The Wurtz reaction couples two alkyl halides with sodium in dry ether to form a symmetrical alkane (2 R-X + 2 Na -> R-R + 2 NaX). The Wurtz-Fittig reaction is the mixed variant: an aryl halide reacts with an alkyl halide and sodium in dry ether to form an alkyl-substituted arene (Ar-X + R-X + 2 Na -> Ar-R + 2 NaX). Fittig alone couples two aryl halides to give a biaryl.
Q. Why does the dipole moment of CH3Cl exceed CH3F?
Even though fluorine is more electronegative, the C-Cl bond is longer than the C-F bond. Dipole moment is the product of charge separation and bond length, and the longer bond in CH3Cl outweighs the smaller charge difference, giving it a slightly higher dipole moment (1.86 D vs 1.85 D for CH3F).
Q. What is the Kharasch (peroxide) effect and when does anti-Markovnikov addition apply?
The Kharasch effect is the anti-Markovnikov addition of HBr to an unsymmetrical alkene in the presence of peroxides (R-O-O-R). The Br radical attaches to the less substituted carbon (the one with more H). The peroxide effect operates only for HBr, not HCl or HI, because only the Br radical chain is energetically favourable. Without peroxides, the regular Markovnikov product dominates.
Q. How are R and S configurations assigned to a chiral centre in haloalkanes?
Rank the four substituents on the chiral C by CIP priority (higher atomic number wins; for ties, look one bond further).

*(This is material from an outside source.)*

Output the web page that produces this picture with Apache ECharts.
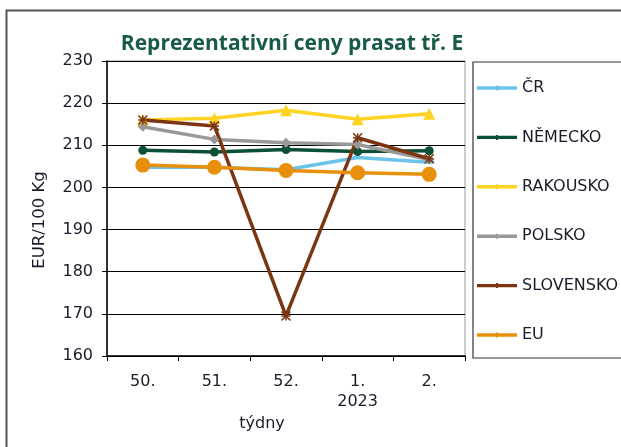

Orient the molecule with the lowest-priority group pointing away from you. Trace 1 to 2 to 3: clockwise gives R (rectus); anti-clockwise gives S (sinister). For 2-bromobutane the priority order is Br > CH2CH3 > CH3 > H.
Q. What is the role of anhydrous ZnCl2 in the Lucas test for alcohols?
Anhydrous ZnCl2 + conc. HCl is the Lucas reagent. ZnCl2 behaves as a Lewis-acid catalyst that helps protonate -OH and weaken the C-O bond. Tertiary alcohols give immediate turbidity (the alkyl chloride is insoluble), secondary alcohols turn cloudy in 5-10 minutes, and primary alcohols do not react at room temperature - so the Lucas test distinguishes 1°, 2°, and 3° alcohols.
Q. How is DDT prepared and what makes freons (CFCs) environmentally hazardous?
DDT is made by condensing chlorobenzene with trichloroacetaldehyde (chloral, CCl3CHO) in conc. H2SO4. Freons such as CCl2F2 are made from CCl4 using SbF3/HF (the Swarts reaction). DDT bio-accumulates in fat tissues along the food chain and is banned in most countries. CFCs migrate to the stratosphere where UV light releases Cl radicals that catalytically destroy ozone - hence the Montreal Protocol phase-out.
Q. What is racemization and why does an SN1 reaction give a racemic mixture?
Racemization is the conversion of an optically active substrate into a 1:1 mixture of its (R) and (S) enantiomers (the racemic mixture, optically inactive overall). In SN1 the C-X bond ionises first to give a planar sp2 carbocation. The nucleophile can attack this planar intermediate from either face with equal probability, so equal amounts of (R) and (S) product form, giving net zero rotation.